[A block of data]

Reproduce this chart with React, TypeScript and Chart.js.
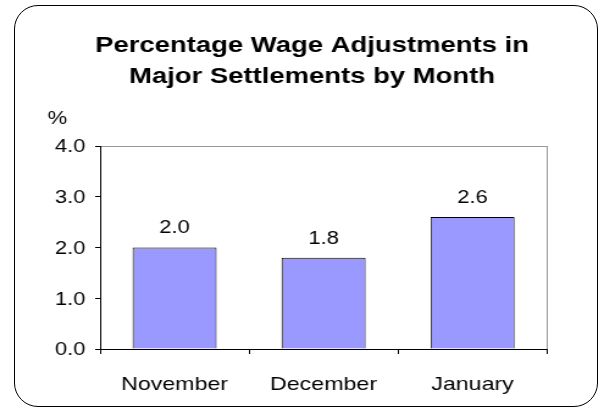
import React, { useEffect, useRef } from "react";
import { Chart, registerables } from "chart.js";

Chart.register(...registerables);

const titleLines = ["Percentage Wage Adjustments in", "Major Settlements by Month"];
const categories = ["November", "December", "January"];
const wageAdjustments = [2.0, 1.8, 2.6];
const yMin = 0;
const yMax = 4;
const yStep = 1;
const unitLabel = "%";

const FONT = "'Liberation Sans', Arial, sans-serif";
const CANVAS_W = 495;
const PAGE_W = 604;
const PAGE_H = 412;

const titlePlugin = {
  id: "stretchedTitle",
  afterDraw(chart: any) {
    const { ctx } = chart;
    ctx.save();
    ctx.font = `bold 22.5px ${FONT}`;
    ctx.fillStyle = "#000";
    ctx.textAlign = "center";
    ctx.textBaseline = "alphabetic";
    const cx = 255.7;
    ctx.fillText(titleLines[0], cx, 51.5);
    ctx.fillText(titleLines[1], cx, 82.5);
    ctx.restore();
  },
};

const valueLabelPlugin = {
  id: "valueLabels",
  afterDatasetsDraw(chart: any) {
    const { ctx } = chart;
    const meta = chart.getDatasetMeta(0);
    ctx.save();
    ctx.font = `18px ${FONT}`;
    ctx.fillStyle = "#000";
    ctx.textAlign = "center";
    ctx.textBaseline = "middle";
    meta.data.forEach((bar: any, i: number) => {
      const v = chart.data.datasets[0].data[i] as number;
      ctx.fillText(v.toFixed(1), bar.x, bar.y - 19);
    });
    ctx.restore();
  },
};

const unitPlugin = {
  id: "unitLabel",
  afterDraw(chart: any) {
    const { ctx, chartArea } = chart;
    ctx.save();
    ctx.font = `18px ${FONT}`;
    ctx.fillStyle = "#000";
    ctx.textAlign = "left";
    ctx.textBaseline = "middle";
    ctx.fillText(unitLabel, chartArea.left - 43, 119);
    ctx.restore();
  },
};

export default function App() {
  const ref = useRef<HTMLCanvasElement | null>(null);

  useEffect(() => {
    if (!ref.current) return;
    const chart = new Chart(ref.current, {
      type: "bar",
      data: {
        labels: categories,
        datasets: [
          {
            data: wageAdjustments,
            backgroundColor: "#9999FF",
            borderColor: "#000000",
            borderWidth: 1,
            barPercentage: 0.564,
            categoryPercentage: 1,
          },
        ],
      },
      options: {
        responsive: false,
        maintainAspectRatio: false,
        devicePixelRatio: 1,
        animation: false,
        layout: { padding: { left: 0, right: 46.7, top: 146, bottom: 0 } },
        plugins: {
          legend: { display: false },
          tooltip: { enabled: false },
          title: { display: false },
        },
        scales: {
          x: {
            afterFit(scale: any) {
              scale.height = 63;
            },
            grid: {
              offset: true,
              drawOnChartArea: true,
              color: (c: any) => (c.tick ? "rgba(0,0,0,0)" : "#999999"),
              tickColor: "#000",
              tickLength: 5,
            },
            border: { color: "#000", width: 1 },
            ticks: {
              color: "#000",
              font: { family: FONT, size: 19 },
              padding: 19,
              maxRotation: 0,
            },
          },
          y: {
            min: yMin,
            max: yMax,
            afterFit(scale: any) {
              scale.width = 82;
            },
            grid: {
              drawOnChartArea: true,
              color: (c: any) => (c.tick && c.tick.value === yMax ? "#999999" : "rgba(0,0,0,0)"),
              tickColor: "#000",
              tickLength: 4,
            },
            border: { color: "#000", width: 1 },
            ticks: {
              stepSize: yStep,
              color: "#000",
              font: { family: FONT, size: 18 },
              padding: 8,
              labelOffset: 1.5,
              callback: (v: any) => Number(v).toFixed(1),
            },
          },
        },
      },
      plugins: [titlePlugin, valueLabelPlugin, unitPlugin],
    });
    return () => chart.destroy();
  }, []);

  return (
    <div
      style={{
        position: "fixed",
        left: 0,
        top: 0,
        width: PAGE_W,
        height: PAGE_H,
        background: "#fff",
      }}
    >
      <canvas
        ref={ref}
        width={CANVAS_W}
        height={PAGE_H}
        style={{ width: `${PAGE_W}px`, height: `${PAGE_H}px`, display: "block" }}
      />
      <div
        style={{
          position: "absolute",
          left: 14,
          top: 5,
          width: 584,
          height: 402,
          boxSizing: "border-box",
          border: "1.3px solid #000",
          borderRadius: 24,
          pointerEvents: "none",
        }}
      />
    </div>
  );
}
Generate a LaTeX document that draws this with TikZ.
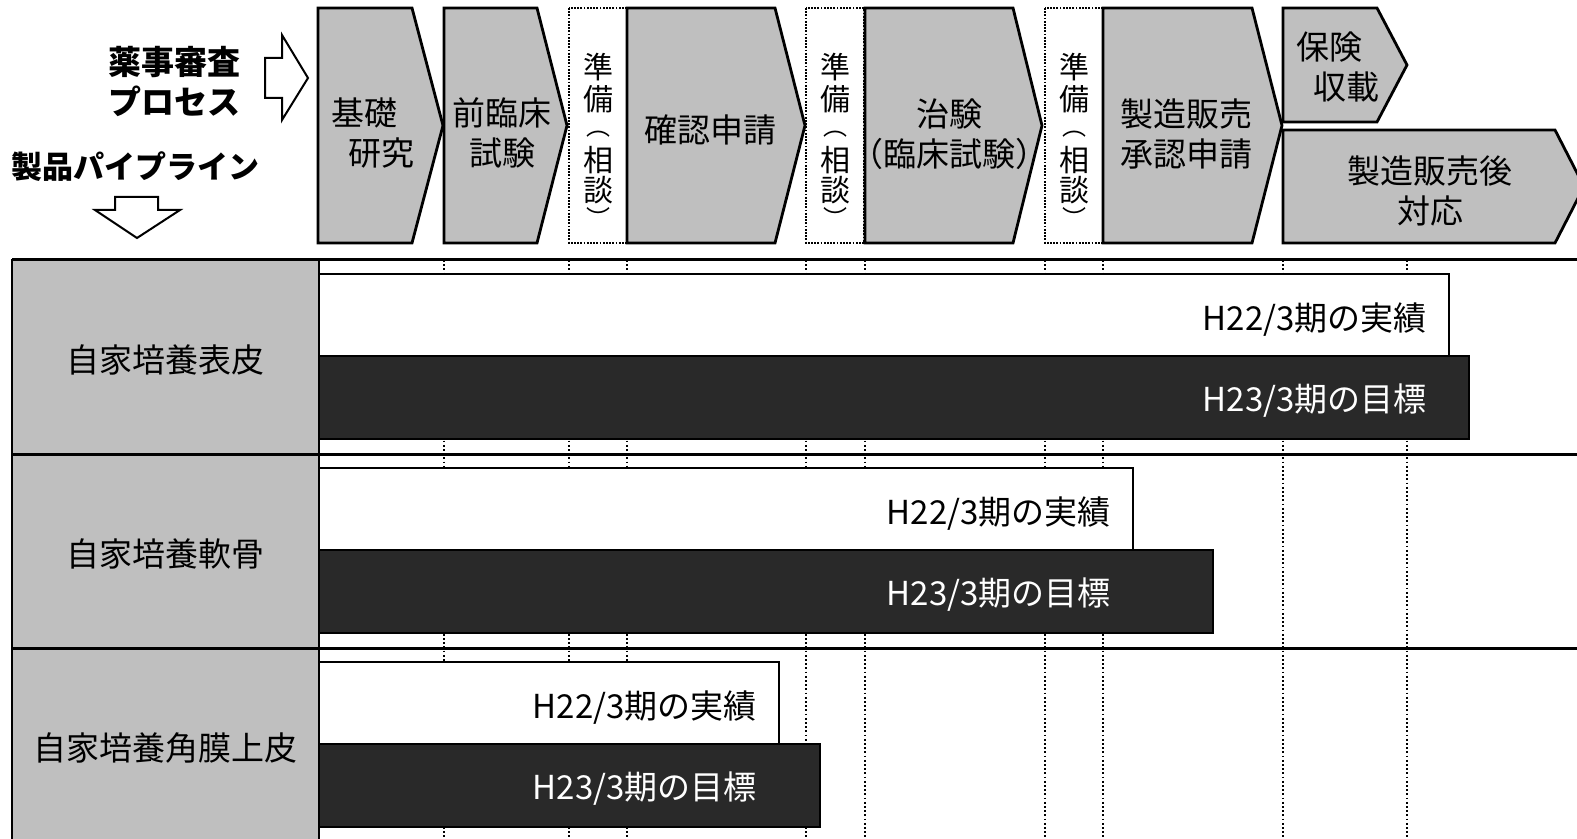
\documentclass[tikz,border=0pt]{standalone}
\usepackage{fontspec}
\setmainfont{Noto Sans CJK JP}
\usepackage{tikz}
\definecolor{phasegray}{gray}{0.75}
\definecolor{goaldark}{gray}{0.16}
\tikzset{phasebox/.style={draw,line width=1.4pt,fill=phasegray,line join=miter},
    prepbox/.style={draw,line width=0.9pt,dash pattern=on 0.9pt off 0.7pt,fill=white},
    phasetext/.style={font=\fontsize{16.5}{20}\selectfont,align=center,inner sep=0},
    preptext/.style={font=\fontsize{15}{18}\selectfont,inner sep=0},
    prepparen/.style={font=\fontsize{12}{14}\selectfont,inner sep=0},
    sidetext/.style={font=\fontsize{16.5}{20}\selectfont\bfseries,align=center,inner sep=0},
    hollowarrow/.style={draw,line width=1pt,fill=white,line join=miter},
    gridline/.style={draw,line width=0.9pt,dash pattern=on 0.9pt off 1.2pt},
    rowhead/.style={draw,line width=1.2pt,fill=phasegray},
    rowtext/.style={font=\fontsize{16.5}{20}\selectfont,inner sep=0},
    rowline/.style={draw,line width=1.5pt},
    planbar/.style={draw,line width=1.2pt,fill=white},
    goalbar/.style={draw,line width=1.2pt,fill=goaldark},
    bartext/.style={font=\fontsize{16.5}{20}\selectfont,inner sep=0}}

\begin{document}
\begin{tikzpicture}[x=0.5pt,y=-0.5pt]

\useasboundingbox (0,0) rectangle (1577,839);

\newcommand\productname[1]
{%
    \ifcase#1 自家培養表皮%
    \or 自家培養軟骨%
    \or 自家培養角膜上皮%
    \fi
}

% preparation slots between the phases, written top to bottom
\foreach \prepindex/\leftx in {0/569,1/806,2/1045}
{
    \draw [prepbox] (\leftx,8) rectangle ({\leftx+58},243);
    \foreach \glyph/\glyphy/\glyphstyle [count=\charindex] in {準/67/preptext,備/99/preptext,︵/134/prepparen,相/160/preptext,談/190/preptext,︶/217/prepparen}
        \node (prep\prepindex-\charindex) [\glyphstyle] at ({\leftx+29},\glyphy) {\glyph};
}

% phases of the review process
\foreach \leftx/\cornerx/\tipx in {318/412/443,444/537/567,627/775/805,865/1013/1042,1103/1252/1282}
{
    \draw [phasebox] (\leftx,8) -- (\cornerx,8) -- (\tipx,125.5) -- (\cornerx,243) -- (\leftx,243) -- cycle;
}
\draw [phasebox] (1283,8) -- (1377,8) -- (1407,65) -- (1377,122) -- (1283,122) -- cycle;
\draw [phasebox] (1283,130) -- (1555,130) -- (1584,186.5) -- (1555,243) -- (1283,243) -- cycle;

\node (kiso) [phasetext,align=left] at (373,133) {基礎\\\hspace{0.5em}研究};
\node (rinsho) [phasetext] at (502,133) {前臨床\\試験};
\node (kakunin) [phasetext] at (710,130) {確認申請};
\node (chiken) [phasetext] at (949,134) {治験\\（臨床試験）};
\node (shonin) [phasetext] at (1186,134) {製造販売\\承認申請};
\node (hoken) [phasetext,align=left] at (1338,67) {保険\\\hspace{0.5em}収載};
\node (postmarket) [phasetext] at (1430,191) {製造販売後\\対応};

% side labels
\node (yakuji) [sidetext] at (174,82) {薬事審査\\プロセス};
\node (pipeline) [sidetext,font=\fontsize{15.5}{20}\selectfont\bfseries] at (135,167) {製品パイプライン};

\draw [hollowarrow] (265,58) -- (282,58) -- (282,35) -- (308,78) -- (282,120) -- (282,98) -- (265,98) -- cycle;
\draw [hollowarrow] (115,197) -- (158,197) -- (158,210) -- (180,210) -- (137,238) -- (95,210) -- (115,210) -- cycle;

% phase borders through the table
\foreach \gridx in {444,569,627,806,865,1045,1103,1283,1407}
    \draw [gridline] (\gridx,260) -- (\gridx,839);

\foreach \rowindex/\planx/\goalx [evaluate=\rowindex as \rowtop using 260+194*\rowindex] in {0/1449/1469,1/1133/1213,2/779/820}
{
    \draw [rowhead] (12,\rowtop) rectangle (319,{\rowtop+194});
    \node (head\rowindex) [rowtext] at (165.5,{\rowtop+100}) {\productname{\rowindex}};
    \draw [planbar] (319,{\rowtop+14}) rectangle (\planx,{\rowtop+96});
    \draw [goalbar] (319,{\rowtop+96}) rectangle (\goalx,{\rowtop+179});
    \node (plan\rowindex) [bartext,anchor=east] at ({\planx-22},{\rowtop+60}) {H22/3期の実績};
    \node (goal\rowindex) [bartext,text=white,anchor=east] at ({\planx-22},{\rowtop+141}) {H23/3期の目標};
}

\foreach \rowtop in {260,454,648}
    \draw [rowline] (12,\rowtop) -- (1577,\rowtop);

\end{tikzpicture}
\end{document}
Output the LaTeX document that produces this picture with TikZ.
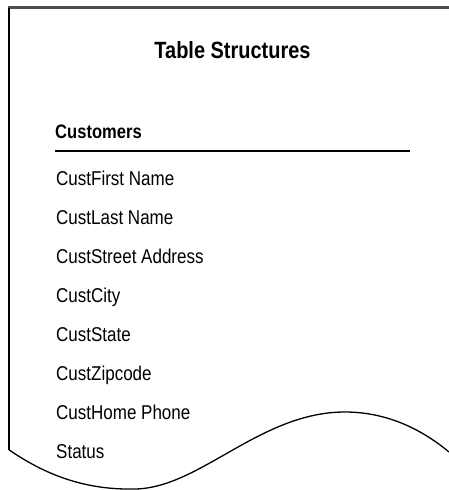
\documentclass[tikz,border=0pt]{standalone}
\usepackage{fontspec}
\setmainfont{Liberation Sans}[FakeStretch=0.85]
\usepackage{tikz}
\usetikzlibrary{positioning}

\begin{document}
\begin{tikzpicture}[
    x=1pt, y=-1pt,
    title/.style={anchor=base, inner sep=0pt, font=\fontsize{23.5}{28}\selectfont\bfseries},
    tablename/.style={anchor=base west, inner sep=0pt, font=\fontsize{19.5}{23}\selectfont\bfseries},
    field/.style={anchor=base west, inner sep=0pt, font=\fontsize{20}{24}\selectfont},
    border/.style={draw=black, line width=1.3pt},
    rule/.style={draw=black, line width=1.4pt}
  ]
    \useasboundingbox (0,0) rectangle (449,490);
    % page outline with torn bottom edge
    \draw[draw=black!70, line width=2.5pt] (8,7.5) -- (449,7.5);
    \draw[border, line width=2pt] (9.3,8) -- (9.3,450);
    \draw[border] (9.3,450) .. controls (50,478) and (90,490) .. (135,489)
      .. controls (200,488) and (260,412) .. (345,412)
      .. controls (390,412) and (425,432) .. (449,452);
    \node[title] (head) at (232.5,58) {Table Structures};
    \node[tablename] (tbl) at (55,138.5) {Customers};
    \coordinate (ruleL) at (55,151);
    \coordinate (ruleR) at (410,151);
    \draw[rule] (ruleL) -- (ruleR);
    \node[field] (f1) at (56,185) {CustFirst Name};
    \node[field] (f2) at (56,224) {CustLast Name};
    \node[field] (f3) at (56,263) {CustStreet Address};
    \node[field] (f4) at (56,302) {CustCity};
    \node[field] (f5) at (56,341) {CustState};
    \node[field] (f6) at (56,380) {CustZipcode};
    \node[field] (f7) at (56,419) {CustHome Phone};
    \node[field] (f8) at (56,458) {Status};
\end{tikzpicture}
\end{document}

• Exercise details:
From the first line above to the line containing "const ref = useRef<HTMLCanvasElement", repeat each line exactly. Pictures stay out.

• The result:
Reproduce this chart with React, TypeScript and Chart.js.
import React, { useEffect, useRef } from "react";
import { Chart, registerables } from "chart.js";

Chart.register(...registerables);

const titleLines = ["Percentage Wage Adjustments in", "Major Settlements by Month"];
const categories = ["November", "December", "January"];
const wageAdjustments = [2.0, 1.8, 2.6];
const yMin = 0;
const yMax = 4;
const yStep = 1;
const unitLabel = "%";

const FONT = "'Liberation Sans', Arial, sans-serif";
const CANVAS_W = 495;
const PAGE_W = 604;
const PAGE_H = 412;

const titlePlugin = {
  id: "stretchedTitle",
  afterDraw(chart: any) {
    const { ctx } = chart;
    ctx.save();
    ctx.font = `bold 22.5px ${FONT}`;
    ctx.fillStyle = "#000";
    ctx.textAlign = "center";
    ctx.textBaseline = "alphabetic";
    const cx = 255.7;
    ctx.fillText(titleLines[0], cx, 51.5);
    ctx.fillText(titleLines[1], cx, 82.5);
    ctx.restore();
  },
};

const valueLabelPlugin = {
  id: "valueLabels",
  afterDatasetsDraw(chart: any) {
    const { ctx } = chart;
    const meta = chart.getDatasetMeta(0);
    ctx.save();
    ctx.font = `18px ${FONT}`;
    ctx.fillStyle = "#000";
    ctx.textAlign = "center";
    ctx.textBaseline = "middle";
    meta.data.forEach((bar: any, i: number) => {
      const v = chart.data.datasets[0].data[i] as number;
      ctx.fillText(v.toFixed(1), bar.x, bar.y - 19);
    });
    ctx.restore();
  },
};

const unitPlugin = {
  id: "unitLabel",
  afterDraw(chart: any) {
    const { ctx, chartArea } = chart;
    ctx.save();
    ctx.font = `18px ${FONT}`;
    ctx.fillStyle = "#000";
    ctx.textAlign = "left";
    ctx.textBaseline = "middle";
    ctx.fillText(unitLabel, chartArea.left - 43, 119);
    ctx.restore();
  },
};

export default function App() {
  const ref = useRef<HTMLCanvasElement | null>(null);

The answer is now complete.